An important early step in the process of managing CFATS compliance is determining who within your organization owns the CFATS process. Assigning oversight of compliance activities helps ensure that the necessary actions are taken. A facility might assign ownership of CFATS to a department such as risk management or environmental health and safety. You could also hire a new team member who will be dedicated to CFATS. Creating a cross-functional team to manage CFATS can help ensure that all aspects of compliance and safety issues are addressed. Even if one specific department or executive oversees the process, they will need to consult with other departments.

It’s also critical to create a plan for internal communication to ensure that information gets shared efficiently and securely. Ensure that all necessary employees go through Chemical-Terrorism Vulnerability Information (CVI) Authorized User Training. This DHS information protection program aims to protect information related to vulnerabilities from public disclosure or misuse.

Success with CFATS requires an organized, centralized approach. Using compliance software can help with this. Compliance software provides a central location through which qualified individuals can manage security protocols and ensure compliance. You can use this software to submit and manage all documents related to CFATS, providing a central source of information.
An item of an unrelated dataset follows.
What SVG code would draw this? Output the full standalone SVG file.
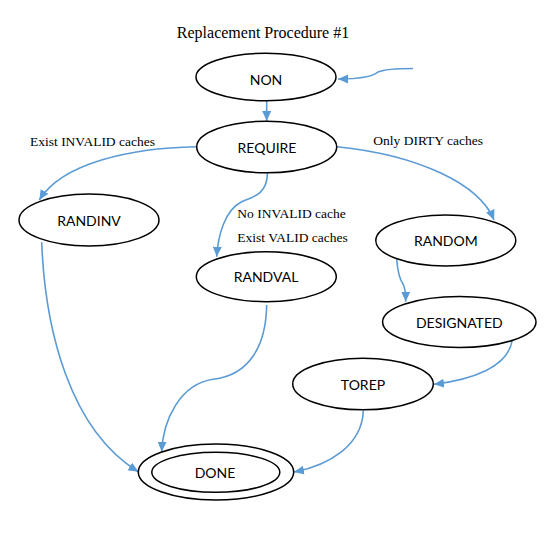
<svg xmlns="http://www.w3.org/2000/svg" width="550" height="538" viewBox="0 0 550 538">
<style>
.node ellipse{fill:#fff;stroke:#000;stroke-width:1.5}
.node text{font-family:Lato,"Open Sans","Liberation Sans",sans-serif;font-size:14px;fill:#000;text-anchor:middle}
.lbl{font-family:"Liberation Serif","Times New Roman",serif;font-size:13.5px;fill:#000}
.edge{fill:none;stroke:#5B9BD5;stroke-width:1.6;marker-end:url(#arr)}
</style>
<defs>
<marker id="arr" markerUnits="userSpaceOnUse" markerWidth="11" markerHeight="10" refX="10" refY="4.5" orient="auto">
<path d="M0,0 L10,4.5 L0,9 z" fill="#5B9BD5"/>
</marker>
</defs>
<rect width="550" height="538" fill="#fff"/>
<text x="263" y="37.5" font-family="Liberation Serif,Times New Roman,serif" font-size="16" text-anchor="middle">Replacement Procedure #1</text>
<g id="connectors">
<path class="edge" d="M413,68.5 C400,68.5 385,69 378,72 C372,77 355,79 338,79"/>
<path class="edge" d="M266.7,101 L266.7,121"/>
<path class="edge" d="M196.7,146.7 C130,148 62,163 39.3,200"/>
<path class="edge" d="M267.3,172.7 C268,195 250,198 241.7,201.7 C225,210 218,235 216.7,256.7"/>
<path class="edge" d="M336.7,146.7 C420,155 480,185 494,220"/>
<path class="edge" d="M396.7,259.3 C398,275 400,280 403,284 C406,290 405.7,295 405.7,301.7"/>
<path class="edge" d="M512.3,340 C508,368 470,380 434,384.3"/>
<path class="edge" d="M363.3,410.7 C362,445 330,465 294,472"/>
<path class="edge" d="M41.7,242.3 C45,330 70,430 138.3,471.7"/>
<path class="edge" d="M266.7,305 C266,345 250,375 213.3,379.3 C180,384 163,420 161.7,451.7"/>
</g>
<g id="labels">
<text class="lbl" x="30" y="145.7">Exist INVALID caches</text>
<text class="lbl" x="373.3" y="145">Only DIRTY caches</text>
<text class="lbl" x="237.3" y="218.3">No INVALID cache</text>
<text class="lbl" x="237.3" y="242.3">Exist VALID caches</text>
</g>
<g id="NON" class="node"><ellipse cx="266" cy="77" rx="70" ry="23.7"/><text x="266" y="85">NON</text></g>
<g id="REQUIRE" class="node"><ellipse cx="266.7" cy="147" rx="70" ry="25.8"/><text x="267" y="152.7">REQUIRE</text></g>
<g id="RANDINV" class="node"><ellipse cx="89" cy="220" rx="70" ry="26"/><text x="89" y="226">RANDINV</text></g>
<g id="RANDVAL" class="node"><ellipse cx="266.3" cy="276.7" rx="70" ry="25"/><text x="266" y="282.3">RANDVAL</text></g>
<g id="RANDOM" class="node"><ellipse cx="445.8" cy="240.5" rx="70" ry="25.5"/><text x="445.8" y="246">RANDOM</text></g>
<g id="DESIGNATED" class="node"><ellipse cx="459.3" cy="322" rx="76.7" ry="25.5"/><text x="459.3" y="328.3">DESIGNATED</text></g>
<g id="TOREP" class="node"><ellipse cx="363" cy="384" rx="70.3" ry="25.8"/><text x="363" y="390">TOREP</text></g>
<g id="DONE" class="node"><ellipse cx="216" cy="472" rx="77.7" ry="28"/><ellipse cx="215.8" cy="472.3" rx="64" ry="20"/><text x="215" y="478.3">DONE</text></g>
</svg>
A secure cloud-based platform can make this data available throughout the company and across multiple facilities. Keeping track of your data using a software platform helps you to demonstrate current as well as historical compliance. Using a compliance software can help you to reduce the time spent on compliance activities and help to increase the accuracy and availability of documentation.

Telgian Compliance Regulation Software

Our compliance regulation software can help your facility to proactively manage and effectively demonstrate compliance. It can also help to reduce the personnel hours spent supporting compliance activity by establishing a data standard across functional alignments, making documentation more readily available to qualified individuals, eliminating repetitive data entry and more.

The CFATS module within our compliance software helps you to identify and organize the requirements of the 18 RBPS and provide continuous tracking of compliance activities, documents and audits. It is designed for both SSP and ASP approaches and aligns with the DHS web platform for CFATS submissions.

Our software is hosted in the cloud, which provides various advantages such as superior availability, mobility, scalability and security as well as enhanced opportunities for collaboration. It features adherence to more than 50 global compliance standards for IT, advanced threat analytics and distributed denial-of-service defense. Our data center facilities are also guarded with increased security at each level.

In addition to CFATS, our software supports compliance with the American Chemistry Council’s Responsible Care Security Code (RCSC).